Та самая белая ворона, которой всё же так и оставался в этой жизни Станислав. Весь смысл этой труппы заключался в том, что её актёры представляли себя и всех своих зрителей белыми воронами, которые не похожи были на всех остальных и именно в этой отличности они и видели своё главное достоинство.
Это были люди, как и Стас, уставшие от озлобленности и бесчувствия, от непонимания и жестокости нашего времени, которые приходили в этот театр уже много лет.
„Белые вороны“, которые слетались в одну стаю, собираясь под одной крышей „Театра Дождей“.

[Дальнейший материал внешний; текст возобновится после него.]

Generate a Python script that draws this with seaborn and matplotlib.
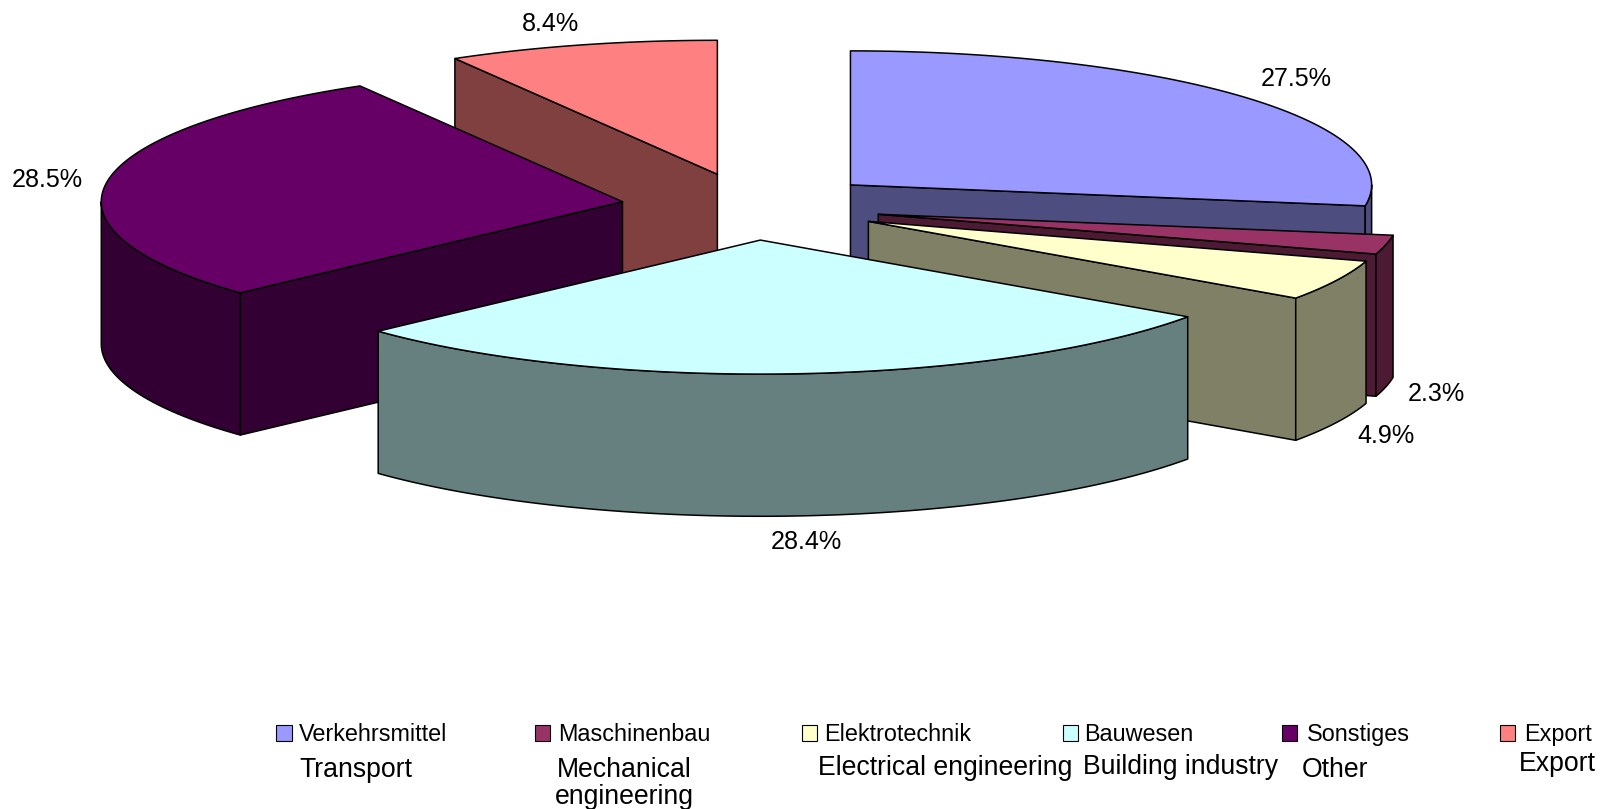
# exploded 3d pie, seaborn has no pie so the slices are polygons on a plain axes
import numpy as np
import seaborn as sns
import matplotlib
matplotlib.use("Agg")
import matplotlib.pyplot as plt
from matplotlib.patches import Polygon, Rectangle

categories = ["Verkehrsmittel", "Maschinenbau", "Elektrotechnik", "Bauwesen", "Sonstiges", "Export"]
translations = ["Transport", "Mechanical\nengineering", "Electrical engineering", "Building industry", "Other", "Export"]
shares = [27.5, 2.3, 4.9, 28.4, 28.5, 8.4]
hex_colors = ["#9999FF", "#993366", "#FFFFCC", "#CCFFFF", "#660066", "#FF8080"]

# layout, in pixels of the reference as it was shown (1568 wide)
W, H = 1568, 790.8
CX, CY = 734.5, 202
RX, RY = 509.5, 131
DEPTH = 139
EXPLODE = 0.25
DRAW_ORDER = [0, 1, 2, 5, 4, 3]
PCT_POS = [(1267, 77), (1404, 385), (1355, 426), (788, 530), (46, 176), (538, 23)]
SWATCH_X = [270, 523, 784, 1039, 1253, 1466]
NAME_X = [292, 546, 806, 1060, 1278, 1490]
TRANS_POS = [(293, 753, "left"), (610, 766, "center"), (800, 751, "left"),
             (1059, 750, "left"), (1273, 753, "left"), (1485, 747, "left")]

sns.set_theme(style="white")
plt.rcParams["font.family"] = ["Liberation Sans", "DejaVu Sans"]
palette = sns.color_palette(hex_colors)

fig, ax = plt.subplots(figsize=(16.04, 8.09), dpi=100)
ax.set_position([0, 0, 1, 1])
ax.set_xlim(0, W)
ax.set_ylim(H, 0)
ax.set_axis_off()


def rim(apex, a0, a1):
    t = np.radians(np.linspace(a0, a1, max(int(abs(a1 - a0) * 2), 2)))
    return np.column_stack([apex[0] + RX * np.sin(t), apex[1] - RY * np.cos(t)])


def face(pts, color, z):
    ax.add_patch(Polygon(pts, closed=True, facecolor=color, edgecolor="black",
                         linewidth=1.1, joinstyle="round", zorder=z))


def draw_slice(i, a0, a1, z):
    mid = np.radians((a0 + a1) / 2)
    apex = np.array([CX + EXPLODE * RX * np.sin(mid), CY - EXPLODE * RY * np.cos(mid)])
    down = np.array([0, DEPTH])
    color = palette[i]
    dark = tuple(c * 0.5 for c in color)
    # start edge shows on the left half, end edge on the right half
    if np.sin(np.radians(a0)) < -1e-6:
        e = rim(apex, a0, a0)[0]
        face([apex, e, e + down, apex + down], dark, z)
    if np.sin(np.radians(a1)) > 1e-6:
        e = rim(apex, a1, a1)[0]
        face([apex, e, e + down, apex + down], dark, z)
    # outer wall, only the part below the middle line is seen
    lo, hi = max(a0, 90), min(a1, 270)
    if hi > lo:
        arc = rim(apex, lo, hi)
        face(np.vstack([arc, (arc + down)[::-1]]), dark, z + 0.1)
    face(np.vstack([apex, rim(apex, a0, a1)]), color, z + 0.2)


edges = np.cumsum([0] + shares) / sum(shares) * 360
for z, i in enumerate(DRAW_ORDER):
    draw_slice(i, edges[i], edges[i + 1], z + 1)

for i, (x, y) in enumerate(PCT_POS):
    ax.text(x, y, f"{shares[i]:.1f}%", fontsize=18.1, ha="center", va="center", color="black", zorder=20)

# legend with the english names written under it
for i, name in enumerate(categories):
    ax.add_patch(Rectangle((SWATCH_X[i], 709), 15, 15, facecolor=palette[i], edgecolor="black",
                           linewidth=0.8, zorder=20))
    ax.text(NAME_X[i], 717.5, name, fontsize=16.8, ha="left", va="center", color="black", zorder=20)
    x, y, ha = TRANS_POS[i]
    ax.text(x, y, translations[i], fontsize=19.15, ha=ha, va="center", color="black",
            linespacing=1.03, multialignment="center", zorder=20)

fig.savefig("out.png", dpi=100, facecolor="white")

Станиславу Владимировичу же, у которого не было возможности в силу своего места проживания вдали от Питера, быть вместе с этими людьми, близкими ему по духу и мировоззрению, ничего не оставалось, как только согреваться мыслью о том, что всё же хоть кто-то, подобный ему, которых тоже сделали изгоями, может собираться под одной крышей того “Театра Дождей” и не чувствовать себя белой вороной среди себе подобных.
***
“Есть белая овца среди черных овец,
Есть белая галка среди серых ворон.
Она не лучше других, она просто даёт
Представление о том, что нас ждёт за углом. “
Всё напевал про себя Стасик вместе с Nautilus Pompilius знакомые строки из любимой им песни, а за углом тем временем каждого ждало что-то своё в зависимости от того, был ли он белой вороной или чёрной овцой среди белых овец. Правда, несмотря на то открытие, сделанное Станиславом Владимировичем, тут в жизни людей ничего не изменится, они, будучи белыми овцами одного человеческого стада, продолжат выбраковывать чёрных овец, называя их паршивыми и белыми воронами, без учёта всех имеющихся в них достоинств, которые так отличали их от остального большинства.